SK sebagai Kepala SDN Kalirungkut I per Februari 2014,” kata Siti
yang sebelumnya di SDN Ketintang, Kecamatan Wonokromo. Perempuan
berjilbab ini bahkan mengaku sejak dirinya masuk sebagai Kepala SDN
Kalirungkut I, dia menerapkan kebijakan baru, yakni menambah nominal GTT
di sekolahnya. Namun, Siti tidak merinci nominal itu. “Sebelumnya, saya
ikuti aturan saat kepala sekolah lama, dan setelah saya masuk justru
ditambah,” kata Siti.
Siti menyebutkan, Fatih dalam sehari sudah mengajar selama delapan
jam. Selain itu. dalam seminggu bisa mengajar 24 jam dan bahkan lebih.

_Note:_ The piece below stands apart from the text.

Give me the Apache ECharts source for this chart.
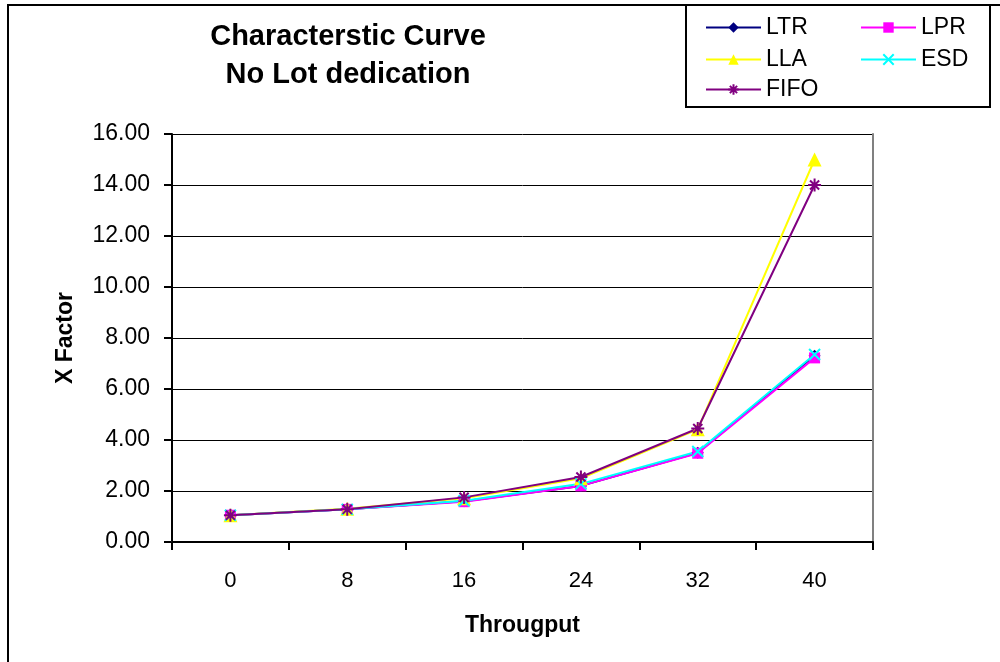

Hanya Siti tidak setuju jika kewajiban mengajar itu dimampatkan menjadi
tiga hari atau kurang dari enam hari.
Siti ingin Fatih dan kawan-kawan tetap ke sekolah setiap hari, yakni
per hari selama delapan jam. Jika kewajiban mengajar sudah tercapai,
Siti ingin GTT itu bisa melakukan pengayaan diri, berbagai dengan guru
senior, dan bahkan membuat materi ujian di sekolah. Siti juga sempat
mengusulkan supaya Fatih dan lainnya pindah ke sekolah lain yang
kekurangan guru. “Sudah saya usulkan ke SDN Banyu Urip, tapi yang
bersangkutan tidak mau,” kata Siti.
Disinggung kembali soal nominal gaji, lagi-lagi Siti tidak menyebut
pasti. “Akan saya cek dulu. Mohon kalau ada informasi dikoordinasikan
dan dikondisikan ke dalam dulu,” katanya. Ditemui di ruang kerjanya,
Siti juga menyebutkan sekolahnya kelebihan guru. Ini juga menjadi dasar
saran agar Fatih dan kawan-kawan pindah.
“Semoga ke depan gaji bisa sesuai dengan UMK karena sudah kami
usulkan melalui perangkaan anggaran ke dinas,” kata Siti. Terkait
jawaban Siti, Fatih membantah keras bahwa SDN Kalirungkut I kelebihan
guru. Faktanya, GTT dalam seminggu bisa mengajar lebih dari delapan jam.